We cannot make assurances that system or internet failures, interruptions or breaches will not occur, or if
they do occur that we or the third parties on whom we rely will adequately address them. The precautionary
measures that we have implemented to avoid systems outages and to minimize the effects of any data or
communication systems interruptions may not be adequate, and we may not have anticipated or addressed all
of the potential events that could threaten or undermine our information systems. The occurrence of any
systems or internet failure, interruption or breach could significantly impair the reputation of our brand,
diminish the attractiveness of our services and harm our business.
Government initiatives that simplify tax return preparation or expedite refunds could reduce the
need for our services as a third-party tax return preparer, and cause our revenues or results of
operations to decline.
Many taxpayers seek assistance from paid tax return preparers such as us not only because of the level of
complexity involved in the tax return preparation and filing process, but also because of paid tax return
preparers’ ability to expedite refund proceeds under certain circumstances. From time to time, government
officials propose measures seeking to simplify the preparation and filing of tax returns or to provide additional
assistance with respect to preparing and filing such tax returns or expediting refunds. During tax season 2011,
the U.S. Department of the Treasury (the Treasury) introduced a prepaid debit card pilot program designed to
facilitate the refund process. HRB Bank also provides this type of service through its H&R Block Prepaid
Emerald MasterCard
®
. Additionally, during tax season 2011, the IRS increased its emphasis on a process to
allow taxpayers to allocate their refunds to multiple accounts. The adoption or expansion of any measures that
significantly simplify tax return preparation, expedite refunds or otherwise reduce the need for a third-party tax
return preparer could reduce demand for our services, and cause our revenues or results of operations to
decline.
The Dodd-Frank Act is expected to increase capital requirements for savings and loan holding
companies. Compliance with these new capital requirements could adversely affect our Holding
Companies and could alter our strategic plans.
The Dodd-Frank Act made extensive changes to the laws regulating banks, holding companies and financial
services firms, and requires various federal agencies to adopt a broad range of new implementing rules and
regulations and prepare numerous studies and reports for Congress. Among other changes, the Dodd-Frank Act
imposes consolidated capital requirements on SLHCs. These requirements may have a significant long term
effect on our Holding Companies. The Dodd-Frank Act requires the Federal Reserve to promulgate minimum
capital requirements for SLHCs, including leverage (Tier 1) and risk based capital requirements that are no less
stringent than those applicable to banks.
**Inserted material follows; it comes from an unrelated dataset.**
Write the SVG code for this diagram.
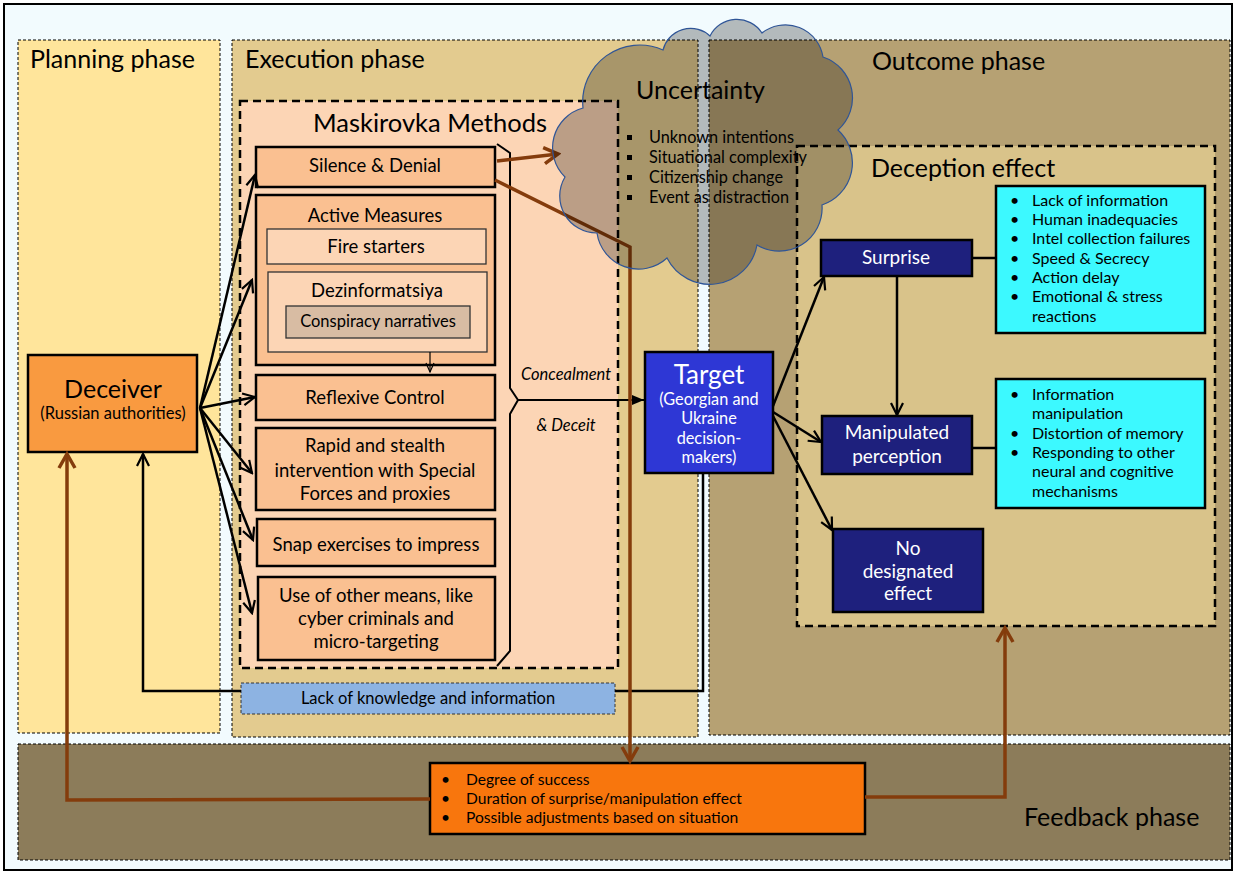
<svg xmlns="http://www.w3.org/2000/svg" width="1236" height="872" viewBox="0 0 1236 872">
<defs>
<style>
text{font-family:Lato,"Open Sans","Liberation Sans",sans-serif;fill:#000}
.phase{stroke:#000;stroke-width:1;stroke-dasharray:3,2}
.big{font-size:25px}
.m{fill:#FAC091;stroke:#000;stroke-width:2.5}
.sub{fill:#FCD5B5;stroke:#333;stroke-width:1.3}
.t17{font-size:18.5px;text-anchor:middle}
.t15{font-size:16px}
.w{fill:#fff}
.navy{fill:#1E207D;stroke:#000;stroke-width:2.5}
.cyan{fill:#3CF9FF;stroke:#000;stroke-width:2.5}
.blk{fill:none;stroke:#000;stroke-width:2.5}
.brn{fill:none;stroke:#843C0C;stroke-width:3.5}
.it{font-size:16.5px;font-style:italic;text-anchor:middle}
</style>
<marker id="ah" markerUnits="userSpaceOnUse" markerWidth="16" markerHeight="16" viewBox="0 0 16 16" refX="14" refY="8" orient="auto">
<path d="M2,2 L14,8 L2,14" fill="none" stroke="#000" stroke-width="2.2"/>
</marker>
<marker id="ahs" markerUnits="userSpaceOnUse" markerWidth="12" markerHeight="12" viewBox="0 0 12 12" refX="11" refY="6" orient="auto">
<path d="M2,2 L11,6 L2,10" fill="none" stroke="#000" stroke-width="1.2"/>
</marker>
<marker id="ahf" markerUnits="userSpaceOnUse" markerWidth="14" markerHeight="14" viewBox="0 0 14 14" refX="13" refY="7" orient="auto">
<path d="M1,2 L13,7 L1,12 Z" fill="#000"/>
</marker>
<marker id="ahb" markerUnits="userSpaceOnUse" markerWidth="20" markerHeight="20" viewBox="0 0 20 20" refX="17" refY="10" orient="auto">
<path d="M3,2 L17,10 L3,18" fill="none" stroke="#843C0C" stroke-width="3.5"/>
</marker>
</defs>
<rect x="0" y="0" width="1236" height="872" fill="#fff"/>
<rect x="4" y="4" width="1228" height="866" fill="#F2FBFE" stroke="#000" stroke-width="2"/>

<g id="planning-phase">
<rect class="phase" x="18" y="40" width="202" height="693" fill="#FFE59B"/>
<text class="big" x="30" y="68">Planning phase</text>
</g>
<g id="execution-phase">
<rect class="phase" x="232" y="40" width="466" height="697" fill="#E3CB8F"/>
<text class="big" x="245" y="68">Execution phase</text>
</g>
<g id="outcome-phase">
<rect class="phase" x="709" y="40" width="521" height="695" fill="#B6A173"/>
<text class="big" x="872" y="70">Outcome phase</text>
</g>
<g id="feedback-phase">
<rect class="phase" x="18" y="744" width="1212" height="116" fill="#8C7C5A"/>
<text class="big" x="1024" y="826">Feedback phase</text>
</g>

<g id="maskirovka">
<rect x="240" y="101" width="378" height="567" fill="#FCD5B5" stroke="#000" stroke-width="2.5" stroke-dasharray="8,5"/>
<text x="430" y="132" font-size="25.5" text-anchor="middle">Maskirovka Methods</text>
</g>
<g id="silence-denial">
<rect class="m" x="256" y="147" width="239" height="40"/>
<text class="t17" x="375" y="172">Silence &amp; Denial</text>
</g>
<g id="active-measures">
<rect class="m" x="256" y="195" width="239" height="170"/>
<text class="t17" x="375" y="222">Active Measures</text>
</g>
<g id="fire-starters">
<rect class="sub" x="267" y="229" width="219" height="35"/>
<text class="t17" x="376" y="253">Fire starters</text>
</g>
<g id="dezinformatsiya">
<rect class="sub" x="268" y="272" width="219" height="80"/>
<text class="t17" x="377" y="297">Dezinformatsiya</text>
</g>
<g id="conspiracy">
<rect x="286" y="306" width="184" height="32" fill="#D8BCA3" stroke="#333" stroke-width="1.3"/>
<text x="378" y="327" font-size="16.5" text-anchor="middle">Conspiracy narratives</text>
</g>
<g id="reflexive-control">
<rect class="m" x="256" y="375" width="239" height="45"/>
<text class="t17" x="375" y="404">Reflexive Control</text>
</g>
<g id="rapid-intervention">
<rect class="m" x="256" y="428" width="239" height="82"/>
<text class="t17" x="375" y="452">Rapid and stealth</text>
<text class="t17" x="375" y="477">intervention with Special</text>
<text class="t17" x="375" y="500">Forces and proxies</text>
</g>
<g id="snap-exercises">
<rect class="m" x="257" y="519" width="238" height="47"/>
<text class="t17" x="376" y="551">Snap exercises to impress</text>
</g>
<g id="other-means">
<rect class="m" x="258" y="577" width="237" height="83"/>
<text class="t17" x="376" y="602">Use of other means, like</text>
<text class="t17" x="376" y="625">cyber criminals and</text>
<text class="t17" x="376" y="648">micro-targeting</text>
</g>
<g id="brace">
<path d="M497,144 L510,153 L510,388 L518,400 L510,414 L510,651 L497,666" fill="none" stroke="#000" stroke-width="2"/>
<text class="it" x="566" y="380">Concealment</text>
<text class="it" x="566" y="431">&amp; Deceit</text>
</g>

<g id="lack-knowledge">
<rect x="241" y="683" width="374" height="31" fill="#8DB3E2" stroke="#333" stroke-width="1" stroke-dasharray="3,2"/>
<text x="428" y="704" font-size="16.5" text-anchor="middle">Lack of knowledge and information</text>
</g>

<g id="deceiver">
<rect x="28" y="355" width="169" height="97" fill="#F99A40" stroke="#000" stroke-width="2.5"/>
<text x="113" y="398" font-size="25" text-anchor="middle">Deceiver</text>
<text x="113" y="419" font-size="16.5" text-anchor="middle">(Russian authorities)</text>
</g>

<g id="target">
<rect x="645" y="352" width="128" height="121" fill="#2E37D5" stroke="#000" stroke-width="2.5"/>
<text class="w" x="709" y="384" font-size="26" text-anchor="middle">Target</text>
<text class="w" x="709" y="405" font-size="16.3" text-anchor="middle">(Georgian and</text>
<text class="w" x="709" y="424" font-size="16.3" text-anchor="middle">Ukraine</text>
<text class="w" x="709" y="444" font-size="16.3" text-anchor="middle">decision-</text>
<text class="w" x="709" y="463" font-size="16.3" text-anchor="middle">makers)</text>
</g>

<g id="deception-effect">
<rect x="797" y="146" width="418" height="480" fill="#D9C38A" stroke="#000" stroke-width="2.5" stroke-dasharray="8,5"/>
<text class="big" x="871" y="177">Deception effect</text>
</g>
<g id="surprise">
<rect class="navy" x="821" y="240" width="151" height="36"/>
<text class="w" x="896" y="264" font-size="19" text-anchor="middle">Surprise</text>
</g>
<g id="surprise-factors">
<rect class="cyan" x="996" y="186" width="209" height="147"/>
<g class="t15">
<text x="1010" y="206">•</text><text x="1032" y="206">Lack of information</text>
<text x="1010" y="225">•</text><text x="1032" y="225">Human inadequacies</text>
<text x="1010" y="244">•</text><text x="1032" y="244">Intel collection failures</text>
<text x="1010" y="264">•</text><text x="1032" y="264">Speed &amp; Secrecy</text>
<text x="1010" y="283">•</text><text x="1032" y="283">Action delay</text>
<text x="1010" y="302">•</text><text x="1032" y="302">Emotional &amp; stress</text>
<text x="1032" y="322">reactions</text>
</g>
</g>
<g id="manipulated-perception">
<rect class="navy" x="822" y="416" width="150" height="58"/>
<text class="w" x="897" y="439" font-size="19" text-anchor="middle">Manipulated</text>
<text class="w" x="897" y="463" font-size="19" text-anchor="middle">perception</text>
</g>
<g id="perception-factors">
<rect class="cyan" x="996" y="379" width="209" height="129"/>
<g class="t15">
<text x="1010" y="400">•</text><text x="1032" y="400">Information</text>
<text x="1032" y="419">manipulation</text>
<text x="1010" y="439">•</text><text x="1032" y="439">Distortion of memory</text>
<text x="1010" y="458">•</text><text x="1032" y="458">Responding to other</text>
<text x="1032" y="477">neural and cognitive</text>
<text x="1032" y="497">mechanisms</text>
</g>
</g>
<g id="no-effect">
<rect class="navy" x="833" y="529" width="150" height="83"/>
<text class="w" x="908" y="555" font-size="19" text-anchor="middle">No</text>
<text class="w" x="908" y="578" font-size="19" text-anchor="middle">designated</text>
<text class="w" x="908" y="600" font-size="19" text-anchor="middle">effect</text>
</g>

<g id="feedback-box">
<rect x="430" y="763" width="435" height="71" fill="#F8760D" stroke="#000" stroke-width="2.5"/>
<g font-size="15.6">
<text x="441" y="785">•</text><text x="466" y="785">Degree of success</text>
<text x="441" y="804">•</text><text x="466" y="804">Duration of surprise/manipulation effect</text>
<text x="441" y="823">•</text><text x="466" y="823">Possible adjustments based on situation</text>
</g>
</g>

<g id="connectors">
<line class="blk" x1="200" y1="408" x2="255" y2="175" marker-end="url(#ah)"/>
<line class="blk" x1="200" y1="408" x2="252" y2="280" marker-end="url(#ah)"/>
<line class="blk" x1="200" y1="408" x2="255" y2="397" marker-end="url(#ah)"/>
<line class="blk" x1="200" y1="408" x2="252" y2="473" marker-end="url(#ah)"/>
<line class="blk" x1="200" y1="408" x2="253" y2="540" marker-end="url(#ah)"/>
<line class="blk" x1="200" y1="408" x2="252" y2="613" marker-end="url(#ah)"/>
<line x1="430" y1="352" x2="430" y2="372" stroke="#000" stroke-width="1.2" marker-end="url(#ahs)"/>
<line x1="518" y1="400" x2="644" y2="400" stroke="#000" stroke-width="2.2" marker-end="url(#ahf)"/>
<line class="blk" x1="773" y1="406" x2="824" y2="277" marker-end="url(#ah)"/>
<line class="blk" x1="773" y1="412" x2="821" y2="442" marker-end="url(#ah)"/>
<line class="blk" x1="773" y1="416" x2="832" y2="530" marker-end="url(#ah)"/>
<line class="blk" x1="897" y1="277" x2="897" y2="415" marker-end="url(#ah)"/>
<line class="blk" x1="972" y1="258" x2="996" y2="258"/>
<line class="blk" x1="972" y1="448" x2="996" y2="448"/>
<polyline class="blk" points="703,473 703,691 615,691"/>
<polyline class="blk" points="241,691 143,691 143,454" marker-end="url(#ah)"/>
<line class="brn" x1="497" y1="161" x2="558" y2="154" marker-end="url(#ahb)"/>
<polyline class="brn" points="495,180 630,247 630,761" marker-end="url(#ahb)"/>
<polyline class="brn" points="430,799 67,800 67,454" marker-end="url(#ahb)"/>
<polyline class="brn" points="865,797 1005,797 1005,628" marker-end="url(#ahb)"/>
</g>

<g id="uncertainty">
<path d="M583,108 A57,57 0 0 1 663,50 A28.5,28.5 0 0 1 710,36 A30,30 0 0 1 762,33 A38,38 0 0 1 823,57 A43,43 0 0 1 838,130 A44.5,44.5 0 0 1 822,205 A43,43 0 0 1 757,245 A48,48 0 0 1 667,258 A42,42 0 0 1 597,233 A37,37 0 0 1 565,177 A41,41 0 0 1 583,108 Z" fill="#000" fill-opacity="0.26" stroke="#2F5597" stroke-width="1.2"/>
<text x="636" y="99" font-size="25">Uncertainty</text>
<g font-size="16.3">
<rect x="627" y="135" width="5" height="5"/><text x="649" y="143">Unknown intentions</text>
<rect x="627" y="155" width="5" height="5"/><text x="649" y="163">Situational complexity</text>
<rect x="627" y="175" width="5" height="5"/><text x="649" y="183">Citizenship change</text>
<rect x="627" y="195" width="5" height="5"/><text x="649" y="203">Event as distraction</text>
</g>
</g>
</svg>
On June 7, 2012, the Federal Reserve issued a 250 page notice of proposed rulemaking on increased capital
requirements, implementing changes required by the Dodd-Frank Act and portions of the Basel III regulatory
capital reforms, portions of which would apply to top-tier SLHCs including H&R Block, Inc. We are still
analyzing the proposed capital regulations, which would not become fully implemented until January 1, 2015,
and the effect they would have on us and our business.